People with access to the medication they need live healthier lives, Bleiken points out.
“I have heard so many stories of people who put off filling prescription medication they need to function, because they cannot afford both medication and living expenses.
“I have heard this from young people not even in their 20s, and from those established in careers with good benefits or who are self-employed, and from seniors.”
People in Lethbridge need more safe, affordable housing, Bleiken says.
“Right now someone making minimum wage needs to work 50 hours a week to afford an average apartment in Lethbridge.”
And that impacts the whole community, she says, from students struggling with food insecurity to seniors. As in many nations, “The solution to homelessness and unsafe living situations will always be providing homes for the people who need them.”
Climate change is a major issue for Lethbridge residents, she’s learned.

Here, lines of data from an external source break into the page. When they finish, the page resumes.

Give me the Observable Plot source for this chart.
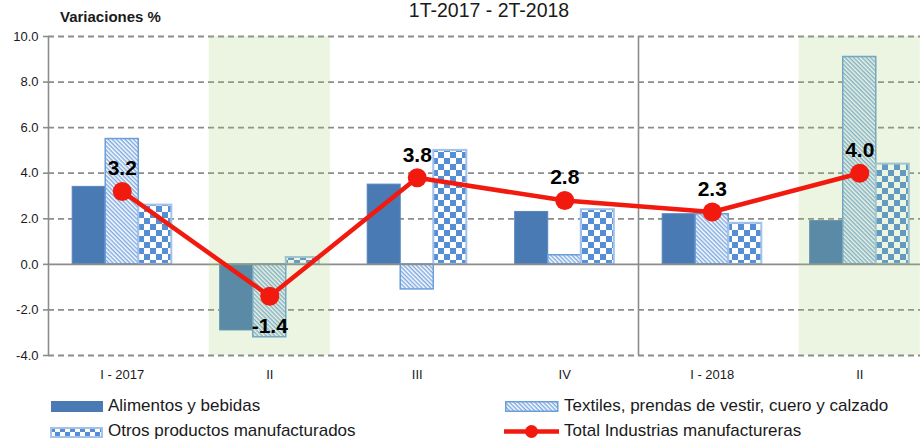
<!DOCTYPE html>
<html>
<head>
<meta charset="utf-8">
<script src="https://cdn.jsdelivr.net/npm/d3@7"></script>
<script src="https://cdn.jsdelivr.net/npm/@observablehq/plot@0.6"></script>
<style>
  html, body { margin: 0; padding: 0; background: #fff; }
  body { width: 920px; height: 442px; overflow: hidden; position: relative;
         font-family: "Liberation Sans", Arial, sans-serif; color: #1a1a1a; }
  #head { position: relative; height: 26px; }
  #ylab { position: absolute; left: 60px; top: 8px; font-size: 15px; font-weight: bold; line-height: 17px; }
  #title { position: absolute; left: 0; width: 978px; text-align: center; top: -1px; font-size: 19.5px; line-height: 22px; }
  #chart { width: 933px; height: 362px; overflow: visible; }
  #chart svg { display: block; overflow: visible; max-width: none !important; width: 933px !important; height: 362px !important; }
  .lg { position: absolute; font-size: 17px; line-height: 20px; white-space: nowrap; }
  .sw { position: absolute; box-sizing: border-box; }
</style>
</head>
<body>
<svg width="0" height="0" style="position:absolute">
  <defs>
    <pattern id="stripes" patternUnits="userSpaceOnUse" width="3" height="3" patternTransform="rotate(45)">
      <rect x="0" y="0" width="3" height="3" fill="#ffffff"></rect>
      <rect x="0" y="0" width="3" height="1.5" fill="#7faae0"></rect>
    </pattern>
    <pattern id="checker" patternUnits="userSpaceOnUse" width="12" height="12">
      <rect x="0" y="0" width="12" height="12" fill="#ffffff"></rect>
      <rect x="0" y="0" width="6" height="6" fill="#558ed5"></rect>
      <rect x="6" y="6" width="6" height="6" fill="#558ed5"></rect>
    </pattern>
    <pattern id="checkerSmall" patternUnits="userSpaceOnUse" width="10" height="10">
      <rect x="0" y="0" width="10" height="10" fill="#ffffff"></rect>
      <rect x="0" y="0" width="5" height="5" fill="#558ed5"></rect>
      <rect x="5" y="5" width="5" height="5" fill="#558ed5"></rect>
    </pattern>
  </defs>
</svg>

<div id="head">
  <div id="ylab">Variaciones %</div>
  <div id="title">1T-2017 - 2T-2018</div>
</div>
<div id="chart"></div>

<!-- legend -->
<svg class="sw" style="left:51px;top:401px" width="52" height="11"><rect x="0" y="0" width="52" height="11" fill="#4a7ab4"></rect></svg>
<div class="lg" style="left:108px;top:396px">Alimentos y bebidas</div>
<svg class="sw" style="left:50px;top:427px" width="53" height="11"><rect x="1" y="1" width="51" height="9" fill="url(#checkerSmall)" stroke="#a2c2ea" stroke-width="2"></rect></svg>
<div class="lg" style="left:108px;top:421px">Otros productos manufacturados</div>
<svg class="sw" style="left:505px;top:401px" width="54" height="11"><rect x="0.75" y="0.75" width="52" height="9.5" fill="url(#stripes)" stroke="#6b9fd9" stroke-width="1.5"></rect></svg>
<div class="lg" style="left:564px;top:396px">Textiles, prendas de vestir, cuero y calzado</div>
<svg class="sw" style="left:503px;top:424px" width="57" height="15"><line x1="1" y1="7.5" x2="56" y2="7.5" stroke="#f21a0e" stroke-width="4.5"></line><circle cx="28.5" cy="7.5" r="6.5" fill="#f21a0e"></circle></svg>
<div class="lg" style="left:564px;top:421px">Total Industrias manufactureras</div>

<script>
// ---- data ----
const categories = ["I - 2017", "II", "III", "IV", "I - 2018", "II"];
const alimentos  = [3.4, -2.9, 3.5, 2.3, 2.2, 1.9];
const textiles   = [5.5, -3.2, -1.1, 0.4, 2.2, 9.1];
const otros      = [2.6, 0.3, 5.0, 2.4, 1.8, 4.4];
const total      = [3.2, -1.4, 3.8, 2.8, 2.3, 4.0];
const shadedCategories = [1, 5];
const yTicks = [-4, -2, 0, 2, 4, 6, 8, 10];

// ---- layout helpers ----
const bw = 0.224;          // bar width in category units
const shadeHalf = 0.41;    // half-width of shaded band
const gridColor = "#8c8c8c";

const seriesRows = (values, k) => values.map((v, i) => ({i, v, x1: i + (k - 1.5) * bw, x2: i + (k - 0.5) * bw}));
const aRows = seriesRows(alimentos, 0);
const tRows = seriesRows(textiles, 1);
const oRows = seriesRows(otros, 2);
const totRows = total.map((v, i) => ({i, v}));
const fmt = d3.formatLocale({decimal: ".", thousands: ",", grouping: [3], currency: ["", ""], minus: "-"}).format(".1f");
const labelFont = "'Liberation Sans', Arial, sans-serif";

const chart = Plot.plot({
  width: 933,
  height: 362,
  marginLeft: 48,
  marginRight: 0,
  marginTop: 10,
  marginBottom: 33,
  x: {type: "linear", domain: [-0.5, 5.5]},
  y: {domain: [-4, 10]},
  style: {fontFamily: "'Liberation Sans', Arial, sans-serif", fontSize: "13px", background: "transparent", color: "#1a1a1a"},
  marks: [
    Plot.gridY(yTicks.filter(v => v !== 0), {stroke: gridColor, strokeOpacity: 1, strokeWidth: 1.8, strokeDasharray: "6,4"}),
    Plot.axisY({ticks: yTicks, tickFormat: fmt, tickSize: 5, tickPadding: 5, stroke: gridColor, strokeWidth: 1.6, fill: "#1a1a1a", label: null, fontSize: 13}),
    Plot.axisX({ticks: d3.range(categories.length), tickFormat: i => categories[i], tickSize: 0, tickPadding: 14, label: null, fontSize: 13, fill: "#1a1a1a"}),
    Plot.rect(aRows, {x1: "x1", x2: "x2", y1: 0, y2: "v", fill: "#4a7ab4", stroke: "#5585bf", strokeWidth: 1}),
    Plot.rect(tRows, {x1: "x1", x2: "x2", y1: 0, y2: "v", fill: "url(#stripes)", stroke: "#6b9fd9", strokeWidth: 1.5}),
    Plot.rect(oRows, {x1: "x1", x2: "x2", y1: 0, y2: "v", fill: "url(#checker)", stroke: "#a2c2ea", strokeWidth: 2}),
    Plot.ruleY([0], {stroke: gridColor, strokeWidth: 1.6}),
    Plot.ruleX([-0.5, 3.5], {y1: -4, y2: 10, stroke: gridColor, strokeWidth: 1.6}),
    Plot.rect(shadedCategories, {x1: i => i - shadeHalf, x2: i => i + shadeHalf, y1: -4, y2: 10, fill: "rgb(155,205,105)", fillOpacity: 0.2}),
    Plot.line(totRows, {x: "i", y: "v", stroke: "#f21a0e", strokeWidth: 4.5}),
    Plot.dot(totRows, {x: "i", y: "v", r: 9.5, fill: "#f21a0e", stroke: "none"}),
    Plot.text(totRows.filter(d => d.v >= 0), {x: "i", y: "v", text: d => fmt(d.v), dy: -23, fontSize: 21, fontWeight: "bold", fontFamily: labelFont, fill: "#000"}),
    Plot.text(totRows.filter(d => d.v < 0), {x: "i", y: "v", text: d => fmt(d.v), dy: 30, fontSize: 21, fontWeight: "bold", fontFamily: labelFont, fill: "#000"})
  ]
});
document.getElementById("chart").appendChild(chart);
</script>
</body>
</html>
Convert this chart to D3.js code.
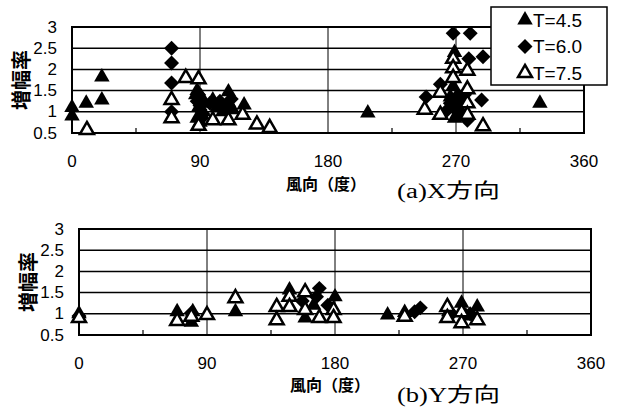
<!DOCTYPE html>
<html>
<head>
<meta charset="utf-8">
<script src="https://cdn.jsdelivr.net/npm/d3@7"></script>
<style>
  body { margin: 0; background: #fff; }
  svg { display: block; }
  text { fill: #000; }
  .tick-label { font-family: 'Liberation Sans', Arial, sans-serif; font-size: 17px; }
  .legend-label { font-family: 'Liberation Sans', Arial, sans-serif; font-size: 19px; }
  .y-title { font-family: 'Noto Sans CJK JP', sans-serif; font-size: 20px; font-weight: bold; }
  .x-title { font-family: 'Noto Sans CJK JP', sans-serif; font-size: 16px; font-weight: bold; }
  .sub-title { font-family: 'Liberation Serif', 'Noto Sans CJK JP', serif; font-size: 20px; }
</style>
</head>
<body>
<svg id="chart" width="619" height="412"></svg>
<script>
const seriesNames = ['T=4.5', 'T=6.0', 'T=7.5'];
const xTicks = [0, 90, 180, 270, 360];
const yTicks = [0.5, 1, 1.5, 2, 2.5, 3];
const minorTicks = [45, 135, 225, 315];

// (a) X direction: [wind direction (deg), amplification]
const xDirT45 = [
  [0, 1.1], [0, 0.9], [10, 1.2], [21, 1.28], [21, 1.82],
  [88, 1.5], [90, 1.3], [89, 1.1], [91, 0.95], [90, 0.75], [93, 1.2],
  [87, 1.4], [92, 1.0], [91, 1.35], [88, 0.85],
  [99, 1.28], [102, 1.1], [106, 1.0], [110, 1.47], [110, 1.22], [113, 1.05], [121, 1.16],
  [208, 0.97],
  [266, 1.35], [269, 2.4], [270, 1.1], [272, 0.9], [268, 1.6], [275, 1.2],
  [268, 1.25], [271, 1.4], [273, 1.05], [269, 0.85],
  [329, 1.2]
];
const xDirT60 = [
  [70, 2.5], [70, 2.15], [70, 1.68], [70, 1.0],
  [89, 1.4], [90, 1.15], [92, 0.95], [88, 1.25], [91, 0.85], [90, 1.05],
  [97, 1.2], [104, 1.25], [108, 1.05], [112, 1.3],
  [249, 1.35], [259, 1.65], [268, 2.85], [280, 2.85], [279, 2.25], [289, 2.3],
  [288, 1.28], [278, 0.8], [266, 1.2], [271, 1.0], [276, 1.4], [264, 1.05],
  [270, 1.3], [273, 1.2]
];
const xDirT75 = [
  [10.5, 0.57], [70, 1.28], [70, 0.85], [80, 1.8], [89, 1.77], [89, 0.67],
  [99, 0.8], [110, 0.8], [120, 0.93], [130, 0.7], [139, 0.62],
  [248, 1.05], [259, 1.45], [259, 0.93], [268, 2.25], [268, 2.03], [268, 1.8],
  [278, 1.97], [278, 1.53], [278, 1.2], [278, 0.93], [289, 0.66]
];

// (b) Y direction
const yDirT45 = [
  [0, 1.0], [69, 1.05], [79, 0.8], [80, 1.05], [110, 1.05],
  [148, 1.56], [159, 0.9], [165, 1.2], [180, 1.4],
  [217, 0.97], [229, 1.03], [269, 1.25], [280, 1.16], [260, 1.05], [272, 0.95]
];
const yDirT60 = [
  [0, 0.95], [79, 1.02], [169, 1.6], [167, 1.4], [175, 1.2], [157, 1.3],
  [240, 1.14], [236, 1.05], [262, 1.0], [275, 1.0]
];
const yDirT75 = [
  [0, 0.9], [69, 0.83], [79, 0.93], [90, 0.97], [110, 1.37],
  [139, 1.16], [139, 0.85], [148, 1.4], [148, 1.16], [159, 1.51], [159, 1.09],
  [169, 0.9], [179, 1.09], [179, 0.9],
  [229, 0.93], [259, 1.16], [259, 0.9], [269, 1.04], [269, 0.78], [280, 0.85]
];

const svg = d3.select('#chart');

const triangle = d3.symbol(d3.symbolTriangle, 104)();
const triangleOpen = d3.symbol(d3.symbolTriangle, 84)();
const diamond = d3.symbol(d3.symbolSquare, 112)();

// draw one marker of a given series at (0,0) inside sel
function marker(sel, i) {
  if (i === 0) {
    sel.append('path').attr('d', triangle).attr('fill', '#000');
  } else if (i === 1) {
    sel.append('path').attr('d', diamond).attr('transform', 'rotate(45)').attr('fill', '#000');
  } else {
    sel.append('path').attr('d', triangleOpen)
      .attr('fill', '#fff').attr('stroke', '#000').attr('stroke-width', 2.5);
  }
}

function drawPanel(opt) {
  const x = d3.scaleLinear().domain([0, 360]).range([opt.left, opt.right]);
  const y = d3.scaleLinear().domain([0.5, 3]).range([opt.bottom, opt.top]);
  const g = svg.append('g');

  // grid
  g.selectAll('.hgrid').data(yTicks).enter().append('line')
    .attr('x1', opt.left).attr('x2', opt.right)
    .attr('y1', d => y(d)).attr('y2', d => y(d))
    .attr('stroke', '#000').attr('stroke-width', 1.5);
  g.selectAll('.vgrid').data(xTicks.slice(1, -1)).enter().append('line')
    .attr('x1', d => x(d)).attr('x2', d => x(d))
    .attr('y1', opt.top).attr('y2', opt.bottom)
    .attr('stroke', '#000').attr('stroke-width', 1);
  g.selectAll('.minor').data(minorTicks).enter().append('line')
    .attr('x1', d => x(d)).attr('x2', d => x(d))
    .attr('y1', opt.bottom).attr('y2', opt.bottom - 5)
    .attr('stroke', '#000').attr('stroke-width', 1.2);
  g.append('rect')
    .attr('x', opt.left).attr('y', opt.top)
    .attr('width', opt.right - opt.left).attr('height', opt.bottom - opt.top)
    .attr('fill', 'none').attr('stroke', '#000').attr('stroke-width', 2);

  // tick labels
  g.selectAll('.xl').data(xTicks).enter().append('text')
    .attr('class', 'tick-label')
    .attr('x', d => x(d)).attr('y', opt.bottom + 28)
    .attr('text-anchor', 'middle').attr('dominant-baseline', 'central')
    .text(d => d);
  g.selectAll('.yl').data(yTicks).enter().append('text')
    .attr('class', 'tick-label')
    .attr('x', opt.left - 15).attr('y', d => y(d))
    .attr('text-anchor', 'end').attr('dominant-baseline', 'central')
    .text(d => d);

  // points, series in order so open triangles sit on top
  opt.series.forEach((data, i) => {
    g.append('g').selectAll('g').data(data).enter().append('g')
      .attr('transform', d => `translate(${x(d[0])},${y(d[1])})`)
      .each(function () { marker(d3.select(this), i); });
  });

  // titles
  g.append('text').attr('class', 'y-title')
    .attr('transform', `translate(${opt.left - 52},${(opt.top + opt.bottom) / 2}) rotate(-90)`)
    .attr('text-anchor', 'middle').attr('dominant-baseline', 'central')
    .text('増幅率');
  g.append('text').attr('class', 'x-title')
    .attr('x', opt.xTitleX).attr('y', opt.xTitleY)
    .attr('text-anchor', 'middle').attr('dominant-baseline', 'central')
    .text('風向（度）');
  g.append('text').attr('class', 'sub-title')
    .attr('x', 397).attr('y', opt.subY)
    .attr('dominant-baseline', 'central')
    .attr('textLength', 103).attr('lengthAdjust', 'spacingAndGlyphs')
    .text(opt.sub);
}

drawPanel({
  left: 72, right: 584, top: 27, bottom: 133,
  series: [xDirT45, xDirT60, xDirT75],
  xTitleX: 326, xTitleY: 183, subY: 191, sub: '(a)X方向'
});
drawPanel({
  left: 79, right: 591, top: 229, bottom: 335,
  series: [yDirT45, yDirT60, yDirT75],
  xTitleX: 330, xTitleY: 384, subY: 395, sub: '(b)Y方向'
});

// legend
const legend = svg.append('g');
legend.append('rect')
  .attr('x', 491).attr('y', 7).attr('width', 116).attr('height', 78)
  .attr('fill', '#fff').attr('stroke', '#000').attr('stroke-width', 1.5);
const item = legend.selectAll('.item').data(seriesNames).enter().append('g')
  .attr('transform', (d, i) => `translate(525,${20 + i * 26.5})`);
item.each(function (d, i) { marker(d3.select(this), i); });
item.append('text').attr('class', 'legend-label')
  .attr('x', 8).attr('dominant-baseline', 'central')
  .text(d => d);
</script>
</body>
</html>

“I am already receiving many emails from people in the riding, expressing the need for strong immediate climate policy. They are afraid for their children and families during smoky, increasingly hot summers.”
Bleiken reports one couple expressed how afraid they are to have children, when they aren’t even sure if they will get to retire – or what that retirement could look like in the midst of climate crisis.
“The people I’ve talked to are frustrated that rich corporations are getting away with polluting our planet while the rest of us pay for it.”
Southern Alberta has the capacity to develop wind and solar energy that would not only supply our area but could be sold beyond our borders, she emphasizes.
“We can have clean-energy solutions that create good jobs, instead of a climate crisis that puts our kids at risk.”
At the national level, Bleiken says she’s passionate about improving Canada’s immigration system.
“Through my community work and the process of my partner immigrating to Canada, I have experienced first-hand how federal policy can directly impact people’s lives.”
It should be accountable to Canadians and rooted in the values of fairness, respect and dignity, she believes.
“We know that immigrants strengthen our country, and I will always stand against those who would use fear of our neighbours to divide us.”
As a community activist in Lethbridge, Bleiken says she’s committed to implementing the United Nations declaration on Indigenous peoples, to addressing the housing and water crises experienced across the country, and to implementing the Calls for Justice set out by the Inquiry into Murdered and Missing Indigenous Women.
A past president of OUTreach Southern Alberta, Bleiken was selected by Lethbridge residents in a two-way nomination race recently.